- _Problem to solve_: Within the records that follow, restate exactly the lines from the line with "Write a Python" down to the line with "import pandas as pd", including both. Omit the pictures.
Data for the task start
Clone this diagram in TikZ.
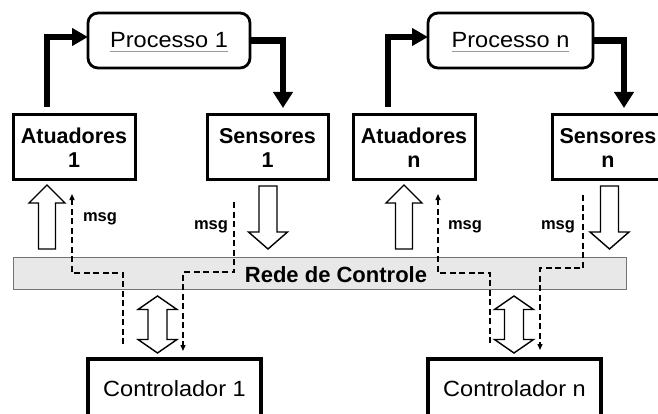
Data for the task end
Data for the task start
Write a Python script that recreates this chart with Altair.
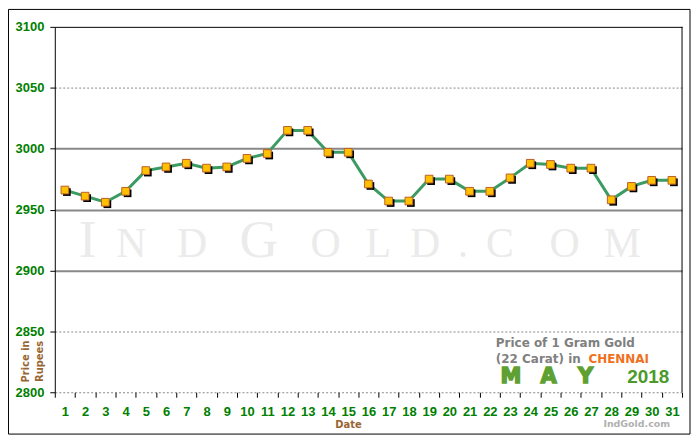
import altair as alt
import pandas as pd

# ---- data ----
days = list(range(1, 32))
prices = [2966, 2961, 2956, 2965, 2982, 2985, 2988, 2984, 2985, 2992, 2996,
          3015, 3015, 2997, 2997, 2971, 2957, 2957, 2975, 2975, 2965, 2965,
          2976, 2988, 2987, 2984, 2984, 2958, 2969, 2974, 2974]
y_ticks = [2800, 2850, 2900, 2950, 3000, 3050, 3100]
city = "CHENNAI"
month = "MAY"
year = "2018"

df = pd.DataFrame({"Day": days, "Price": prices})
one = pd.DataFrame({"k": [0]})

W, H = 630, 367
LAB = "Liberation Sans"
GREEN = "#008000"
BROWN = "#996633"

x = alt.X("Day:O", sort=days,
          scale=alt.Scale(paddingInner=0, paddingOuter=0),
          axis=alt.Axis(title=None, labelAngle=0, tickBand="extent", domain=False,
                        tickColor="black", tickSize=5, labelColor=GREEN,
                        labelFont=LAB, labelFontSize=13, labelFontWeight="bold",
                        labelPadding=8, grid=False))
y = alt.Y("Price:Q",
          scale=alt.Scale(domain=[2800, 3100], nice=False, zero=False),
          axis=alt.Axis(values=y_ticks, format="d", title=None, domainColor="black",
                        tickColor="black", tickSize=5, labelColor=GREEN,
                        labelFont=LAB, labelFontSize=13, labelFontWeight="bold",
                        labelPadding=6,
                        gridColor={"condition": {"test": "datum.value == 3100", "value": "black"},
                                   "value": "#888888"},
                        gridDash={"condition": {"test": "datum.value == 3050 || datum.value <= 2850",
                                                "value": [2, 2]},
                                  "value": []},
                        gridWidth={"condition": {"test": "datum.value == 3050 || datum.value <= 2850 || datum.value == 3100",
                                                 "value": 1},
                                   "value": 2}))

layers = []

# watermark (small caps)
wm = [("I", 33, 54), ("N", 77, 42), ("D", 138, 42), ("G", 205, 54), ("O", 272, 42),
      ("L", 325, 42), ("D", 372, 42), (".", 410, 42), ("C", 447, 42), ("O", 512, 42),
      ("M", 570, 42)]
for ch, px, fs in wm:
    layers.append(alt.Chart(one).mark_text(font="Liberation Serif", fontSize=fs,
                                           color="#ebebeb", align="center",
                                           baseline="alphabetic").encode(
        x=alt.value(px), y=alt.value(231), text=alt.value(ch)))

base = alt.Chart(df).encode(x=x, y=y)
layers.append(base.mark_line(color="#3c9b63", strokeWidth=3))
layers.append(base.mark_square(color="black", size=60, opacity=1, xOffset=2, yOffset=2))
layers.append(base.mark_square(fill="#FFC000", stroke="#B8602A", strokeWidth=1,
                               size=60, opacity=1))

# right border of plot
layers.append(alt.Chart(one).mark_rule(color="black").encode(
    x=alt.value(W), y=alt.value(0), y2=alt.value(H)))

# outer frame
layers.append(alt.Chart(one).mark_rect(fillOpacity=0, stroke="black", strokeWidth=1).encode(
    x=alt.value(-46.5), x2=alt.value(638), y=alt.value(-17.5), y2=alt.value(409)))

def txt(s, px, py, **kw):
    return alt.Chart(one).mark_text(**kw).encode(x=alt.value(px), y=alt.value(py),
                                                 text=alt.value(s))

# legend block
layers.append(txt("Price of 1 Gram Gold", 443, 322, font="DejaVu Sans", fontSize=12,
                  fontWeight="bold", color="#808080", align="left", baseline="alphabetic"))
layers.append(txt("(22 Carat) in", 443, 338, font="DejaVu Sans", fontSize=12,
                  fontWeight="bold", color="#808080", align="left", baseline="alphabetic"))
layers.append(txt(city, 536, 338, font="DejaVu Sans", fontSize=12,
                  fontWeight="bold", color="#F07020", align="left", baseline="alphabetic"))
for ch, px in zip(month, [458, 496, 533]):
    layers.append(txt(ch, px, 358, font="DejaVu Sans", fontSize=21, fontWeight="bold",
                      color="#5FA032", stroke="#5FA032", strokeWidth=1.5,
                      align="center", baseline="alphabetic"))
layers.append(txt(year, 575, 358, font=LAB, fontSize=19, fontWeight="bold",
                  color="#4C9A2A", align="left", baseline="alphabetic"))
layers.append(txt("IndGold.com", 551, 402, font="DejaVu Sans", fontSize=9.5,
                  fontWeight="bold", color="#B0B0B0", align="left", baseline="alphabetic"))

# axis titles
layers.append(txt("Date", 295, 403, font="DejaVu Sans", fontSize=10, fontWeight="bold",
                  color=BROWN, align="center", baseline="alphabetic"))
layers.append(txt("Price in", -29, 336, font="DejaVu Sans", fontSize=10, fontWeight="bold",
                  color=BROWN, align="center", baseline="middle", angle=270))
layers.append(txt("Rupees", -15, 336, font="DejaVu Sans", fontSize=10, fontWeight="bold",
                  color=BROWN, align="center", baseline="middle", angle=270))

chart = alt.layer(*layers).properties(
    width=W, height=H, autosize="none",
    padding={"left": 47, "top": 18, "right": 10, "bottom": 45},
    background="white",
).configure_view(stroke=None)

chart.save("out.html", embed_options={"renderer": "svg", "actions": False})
Data for the task end
Data for the task start
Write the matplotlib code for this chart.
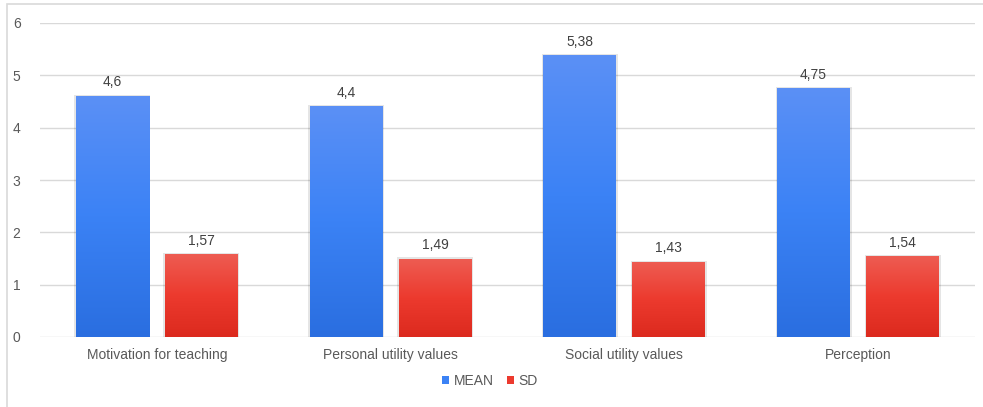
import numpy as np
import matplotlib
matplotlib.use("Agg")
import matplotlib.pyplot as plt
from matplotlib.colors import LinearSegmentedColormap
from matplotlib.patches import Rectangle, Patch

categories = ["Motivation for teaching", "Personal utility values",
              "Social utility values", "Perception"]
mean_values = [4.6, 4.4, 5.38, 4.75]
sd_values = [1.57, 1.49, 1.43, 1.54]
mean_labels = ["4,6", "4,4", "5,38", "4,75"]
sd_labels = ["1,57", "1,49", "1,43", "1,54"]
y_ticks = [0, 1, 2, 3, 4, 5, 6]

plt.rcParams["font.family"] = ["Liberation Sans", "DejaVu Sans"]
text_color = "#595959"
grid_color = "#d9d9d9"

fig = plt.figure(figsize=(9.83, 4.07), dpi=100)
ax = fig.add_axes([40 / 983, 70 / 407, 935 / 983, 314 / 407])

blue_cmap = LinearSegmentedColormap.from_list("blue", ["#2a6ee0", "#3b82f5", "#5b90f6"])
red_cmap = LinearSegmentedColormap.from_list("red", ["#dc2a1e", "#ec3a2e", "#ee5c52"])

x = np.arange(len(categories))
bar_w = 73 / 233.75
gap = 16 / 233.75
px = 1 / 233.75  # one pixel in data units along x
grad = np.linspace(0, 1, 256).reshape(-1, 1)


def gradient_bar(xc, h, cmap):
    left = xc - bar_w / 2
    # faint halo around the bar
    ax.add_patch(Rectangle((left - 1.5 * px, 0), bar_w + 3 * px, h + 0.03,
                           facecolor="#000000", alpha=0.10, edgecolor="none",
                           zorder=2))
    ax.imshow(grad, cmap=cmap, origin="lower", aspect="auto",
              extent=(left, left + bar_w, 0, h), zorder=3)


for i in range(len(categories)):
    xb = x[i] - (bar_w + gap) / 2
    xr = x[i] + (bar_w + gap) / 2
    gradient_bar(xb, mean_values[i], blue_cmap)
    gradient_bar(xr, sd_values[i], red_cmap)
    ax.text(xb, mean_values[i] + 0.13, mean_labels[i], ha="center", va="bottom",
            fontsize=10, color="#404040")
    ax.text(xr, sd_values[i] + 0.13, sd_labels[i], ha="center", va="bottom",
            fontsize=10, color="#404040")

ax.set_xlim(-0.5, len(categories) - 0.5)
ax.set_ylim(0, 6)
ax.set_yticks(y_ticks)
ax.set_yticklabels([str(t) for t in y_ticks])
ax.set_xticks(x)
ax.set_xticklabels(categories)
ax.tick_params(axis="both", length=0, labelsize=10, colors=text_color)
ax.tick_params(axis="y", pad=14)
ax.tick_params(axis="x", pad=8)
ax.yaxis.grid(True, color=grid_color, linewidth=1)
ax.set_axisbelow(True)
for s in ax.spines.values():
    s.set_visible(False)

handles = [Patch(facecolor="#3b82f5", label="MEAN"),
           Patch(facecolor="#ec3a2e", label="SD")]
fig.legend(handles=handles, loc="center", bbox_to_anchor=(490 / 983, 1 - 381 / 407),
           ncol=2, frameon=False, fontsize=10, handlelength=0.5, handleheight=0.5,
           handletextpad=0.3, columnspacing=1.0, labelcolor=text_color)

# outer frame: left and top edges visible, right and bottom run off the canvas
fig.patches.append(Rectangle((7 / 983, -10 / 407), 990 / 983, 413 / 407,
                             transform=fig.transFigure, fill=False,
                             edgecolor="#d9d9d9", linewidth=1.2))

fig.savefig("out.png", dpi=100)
Data for the task end
- _The response_:
Write a Python script that recreates this chart with Altair.
import altair as alt
import pandas as pd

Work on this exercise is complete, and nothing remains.